Third — symbolic politics. This is the use of names, signs, spaces, and rituals (for example, UFC matches at the White House or names on cultural facades) as political instruments. Removing Trump’s name from the Kennedy Center matters not only legally; it reads as a shift in collective judgment of his figure. Simultaneously, the information space transmits narratives that he allegedly “uses his position to plunder” and might “financially benefit” from staging UFC fights at centers of power meant to represent state rather than personal interests. This creates a cumulative effect: each new story adds another stroke to an already formed image.

The trend these stories indicate is that the media space is becoming not just a mirror of events but the main battlefield over how those events will be understood and what consequences they will produce. For individuals, any participation in a public product — a documentary or a political show — carries the risk of losing control over one’s own biography. For institutions of power and justice, their decisions do not exist in a vacuum but inevitably become parts of large emotionally charged narratives where legal nuances are often lost.

On the other hand, society gains new tools. The ability to reexamine past media formats — from reality shows to political campaigns — with critical distance allows real abuses and systemic problems to be exposed. Investigative documentaries like "Reality Check: Inside America’s Next Top Model" open discussions about how the fashion and television industries treated young women, their bodies, and boundaries. Criticism of the fusion of show business, sports, and presidential power around UFC and the White House on MS NOW brings questions of where acceptable PR ends and corruption begins. Local news pieces like WYFF’s report create space to discuss safety, police work, and urban infrastructure.

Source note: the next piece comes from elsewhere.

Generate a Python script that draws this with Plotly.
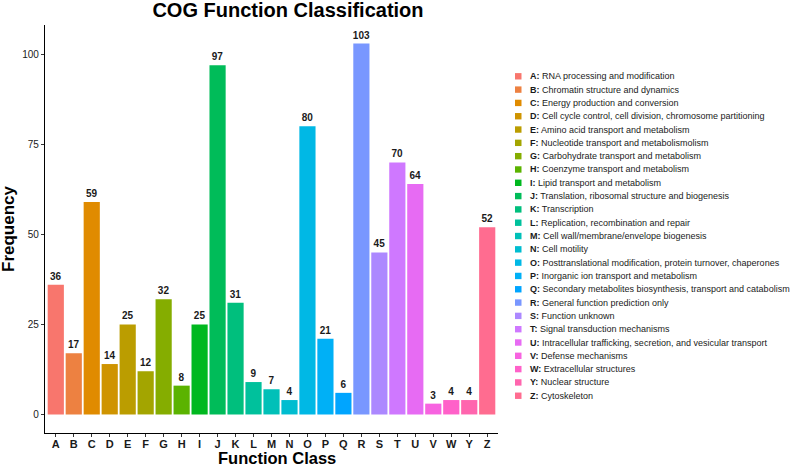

The challenge is to maintain a balance between necessary critique and responsibility for shaping the narrative. When every story must be dramatic, every event a “bomb,” and every character either a “victim” or a “villain,” reality is inevitably simplified and distorted. As a result, some — like Tyra Banks — find themselves forced to prove in court that they are not the monsters the edit made them out to be. Others — like Trump — build or lose symbolic power through series of news and political shows, sometimes deliberately playing by these rules.

Understanding how media construct stories around facts has become as important today as the facts themselves. In that sense, three seemingly unrelated news items — a mall shooting, a lawsuit against Netflix, and the removal of a name from the Kennedy Center — are different manifestations of one reality in which public life turns into a multi‑episode film, and the fight for the right to tell the “correct version” of that film becomes a central political and economic stake.